▶ PROBLEM STATEMENT: Please transcribe the listing below in full and word for word, without its pictures.
+ + +
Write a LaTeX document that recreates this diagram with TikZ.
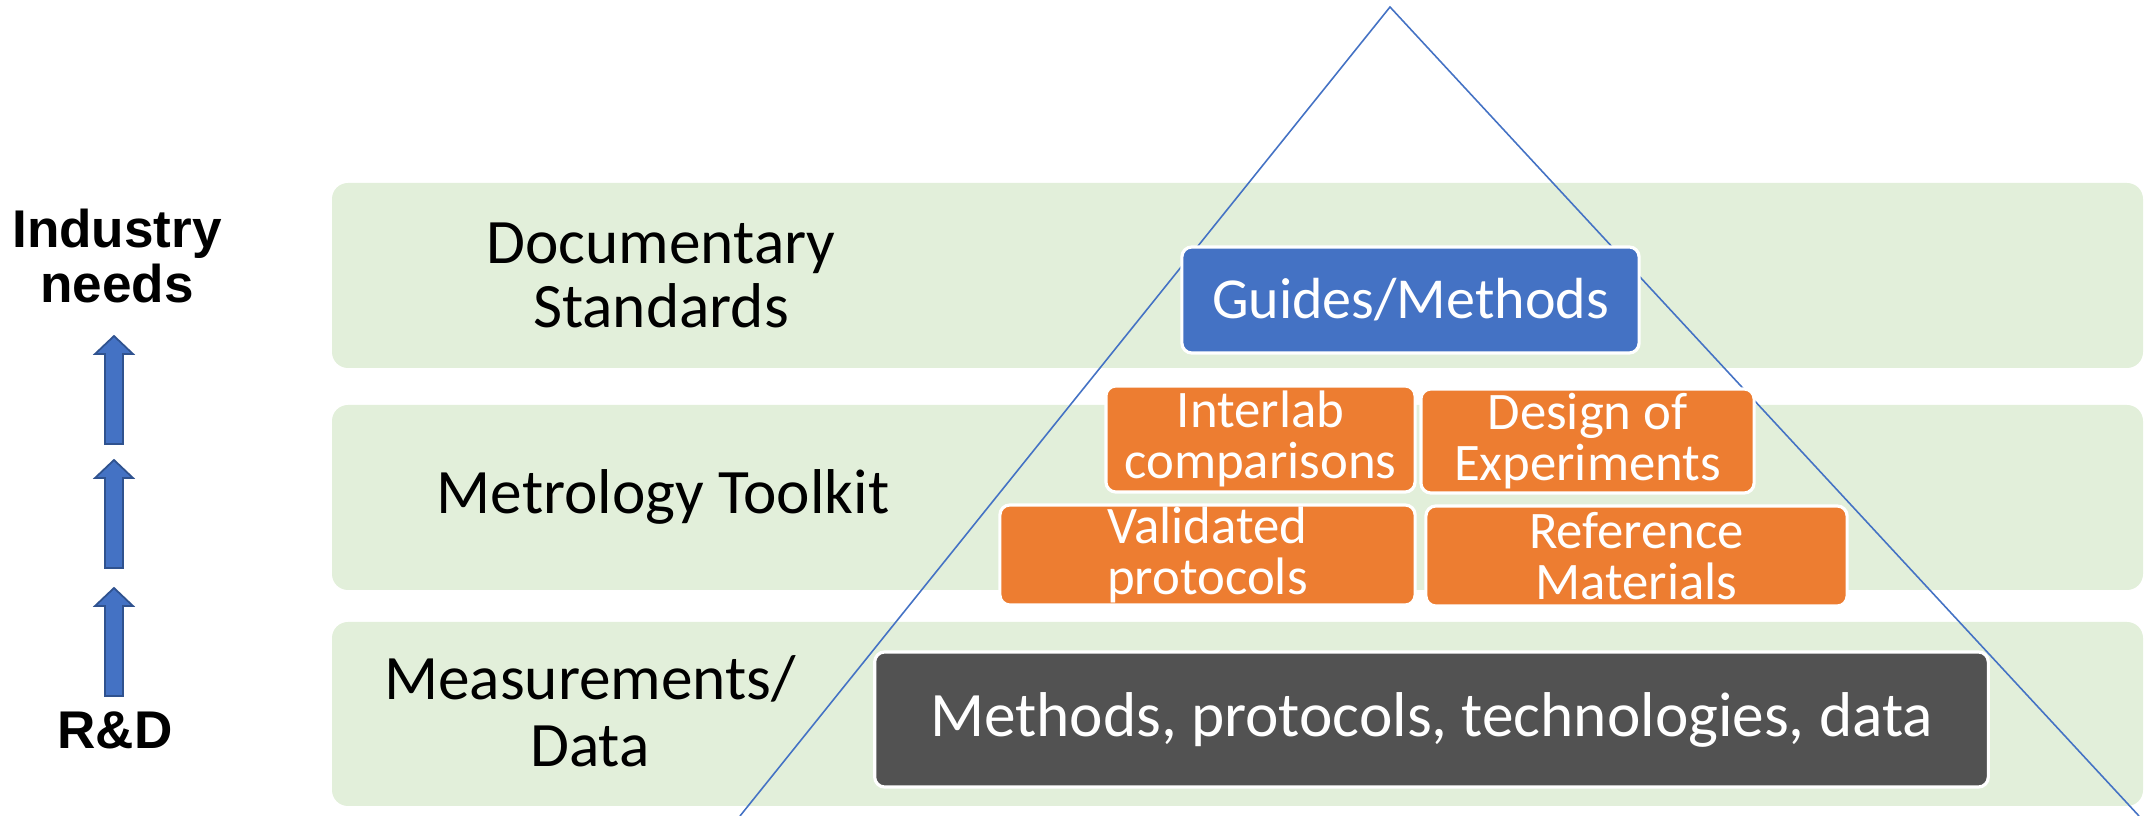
\documentclass[tikz,border=0pt]{standalone}
\usepackage{fontspec}
\setmainfont{Carlito}
\newfontfamily\arialfont{Liberation Sans}
\usetikzlibrary{fit}
\definecolor{bandgreen}{HTML}{E2EFDA}
\definecolor{officeblue}{HTML}{4472C4}
\definecolor{officeorange}{HTML}{ED7D31}
\definecolor{darkgrey}{HTML}{525252}
\definecolor{arrowedge}{HTML}{2F528F}
\tikzset{
    band/.style={rectangle, fill=bandgreen, rounded corners=0.16cm, inner sep=0pt},
    bandlabel/.style={align=center, font=\fontsize{18}{18.2}\selectfont},
    guide/.style={rectangle, draw=white, line width=0.9pt, fill=officeblue, rounded corners=0.1cm, text=white, font=\fontsize{16.5}{17}\selectfont, minimum width=4.57cm, minimum height=1.06cm},
    tool/.style={rectangle, draw=white, line width=0.9pt, fill=officeorange, rounded corners=0.1cm, text=white, align=center, font=\fontsize{15}{14.3}\selectfont, inner sep=0pt},
    datablock/.style={rectangle, draw=white, line width=0.9pt, fill=darkgrey, rounded corners=0.1cm, text=white, font=\fontsize{18}{18}\selectfont, minimum width=11.13cm, minimum height=1.35cm},
    side/.style={align=center, font=\arialfont\bfseries\fontsize{15.1}{15.9}\selectfont},
    uparrow/.style={draw=arrowedge, fill=officeblue, line width=0.5pt},
    pyramid/.style={draw=officeblue, line width=0.45pt},
}
\begin{document}
\begin{tikzpicture}[x=0.01cm, y=-0.01cm]
        \useasboundingbox (0,0) rectangle (2151,816);

        % Bands
        \node [band, fit={(332,183) (2143,368)}] (standards) {};
        \node [band, fit={(332,405) (2143,590)}] (toolkit) {};
        \node [band, fit={(332,622) (2143,806)}] (measure) {};

        \node [bandlabel] (doclabel) at (661,275) {Documentary\\Standards};
        \node [bandlabel] (toollabel) at (663,497) {Metrology Toolkit};
        \node [bandlabel, font=\fontsize{18}{19}\selectfont] (measlabel) at (590,711) {Measurements/\\Data};

        % Pyramid outline
        \coordinate (apex) at (1390,7);
        \coordinate (baseleft) at (740,816);
        \coordinate (baseright) at (2139,816);
        \draw [pyramid] (baseleft) -- (apex) -- (baseright);

        % Boxes
        \node [guide] (guides) at (1410.5,300) {Guides/Methods};
        \node [tool, minimum width=3.09cm, minimum height=1.06cm] (interlab) at (1260.5,439) {Interlab\\comparisons};
        \node [tool, minimum width=3.33cm, minimum height=1.04cm] (doe) at (1587.5,441) {Design of\\Experiments};
        \node [tool, minimum width=4.15cm, minimum height=1.00cm] (validated) at (1207.5,555) {Validated\\protocols};
        \node [tool, minimum width=4.21cm, minimum height=1.00cm] (refmat) at (1636.5,556) {Reference\\Materials};
        \node [datablock] (methods) at (1431.5,719.5) {Methods, protocols, technologies, data};

        % Left side
        \node [side] (needs) at (117,256) {Industry\\needs};
        \node [side] (rnd) at (115,730) {R\&D};
        \foreach \ty in {336,460,588}
            \draw [uparrow] (114,\ty) -- (133,\ty+18) -- (123,\ty+18) -- (123,\ty+108)
                -- (105,\ty+108) -- (105,\ty+18) -- (95,\ty+18) -- cycle;
\end{tikzpicture}
\end{document}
+ + +
▶ TASK ANSWER:
Write a LaTeX document that recreates this diagram with TikZ.
\documentclass[tikz,border=0pt]{standalone}
\usepackage{fontspec}
\setmainfont{Carlito}
\newfontfamily\arialfont{Liberation Sans}
\usetikzlibrary{fit}
\definecolor{bandgreen}{HTML}{E2EFDA}
\definecolor{officeblue}{HTML}{4472C4}
\definecolor{officeorange}{HTML}{ED7D31}
\definecolor{darkgrey}{HTML}{525252}
\definecolor{arrowedge}{HTML}{2F528F}
\tikzset{
    band/.style={rectangle, fill=bandgreen, rounded corners=0.16cm, inner sep=0pt},
    bandlabel/.style={align=center, font=\fontsize{18}{18.2}\selectfont},
    guide/.style={rectangle, draw=white, line width=0.9pt, fill=officeblue, rounded corners=0.1cm, text=white, font=\fontsize{16.5}{17}\selectfont, minimum width=4.57cm, minimum height=1.06cm},
    tool/.style={rectangle, draw=white, line width=0.9pt, fill=officeorange, rounded corners=0.1cm, text=white, align=center, font=\fontsize{15}{14.3}\selectfont, inner sep=0pt},
    datablock/.style={rectangle, draw=white, line width=0.9pt, fill=darkgrey, rounded corners=0.1cm, text=white, font=\fontsize{18}{18}\selectfont, minimum width=11.13cm, minimum height=1.35cm},
    side/.style={align=center, font=\arialfont\bfseries\fontsize{15.1}{15.9}\selectfont},
    uparrow/.style={draw=arrowedge, fill=officeblue, line width=0.5pt},
    pyramid/.style={draw=officeblue, line width=0.45pt},
}
\begin{document}
\begin{tikzpicture}[x=0.01cm, y=-0.01cm]
        \useasboundingbox (0,0) rectangle (2151,816);

        % Bands
        \node [band, fit={(332,183) (2143,368)}] (standards) {};
        \node [band, fit={(332,405) (2143,590)}] (toolkit) {};
        \node [band, fit={(332,622) (2143,806)}] (measure) {};

        \node [bandlabel] (doclabel) at (661,275) {Documentary\\Standards};
        \node [bandlabel] (toollabel) at (663,497) {Metrology Toolkit};
        \node [bandlabel, font=\fontsize{18}{19}\selectfont] (measlabel) at (590,711) {Measurements/\\Data};

        % Pyramid outline
        \coordinate (apex) at (1390,7);
        \coordinate (baseleft) at (740,816);
        \coordinate (baseright) at (2139,816);
        \draw [pyramid] (baseleft) -- (apex) -- (baseright);

        % Boxes
        \node [guide] (guides) at (1410.5,300) {Guides/Methods};
        \node [tool, minimum width=3.09cm, minimum height=1.06cm] (interlab) at (1260.5,439) {Interlab\\comparisons};
        \node [tool, minimum width=3.33cm, minimum height=1.04cm] (doe) at (1587.5,441) {Design of\\Experiments};
        \node [tool, minimum width=4.15cm, minimum height=1.00cm] (validated) at (1207.5,555) {Validated\\protocols};
        \node [tool, minimum width=4.21cm, minimum height=1.00cm] (refmat) at (1636.5,556) {Reference\\Materials};
        \node [datablock] (methods) at (1431.5,719.5) {Methods, protocols, technologies, data};

        % Left side
        \node [side] (needs) at (117,256) {Industry\\needs};
        \node [side] (rnd) at (115,730) {R\&D};
        \foreach \ty in {336,460,588}
            \draw [uparrow] (114,\ty) -- (133,\ty+18) -- (123,\ty+18) -- (123,\ty+108)
                -- (105,\ty+108) -- (105,\ty+18) -- (95,\ty+18) -- cycle;
\end{tikzpicture}
\end{document}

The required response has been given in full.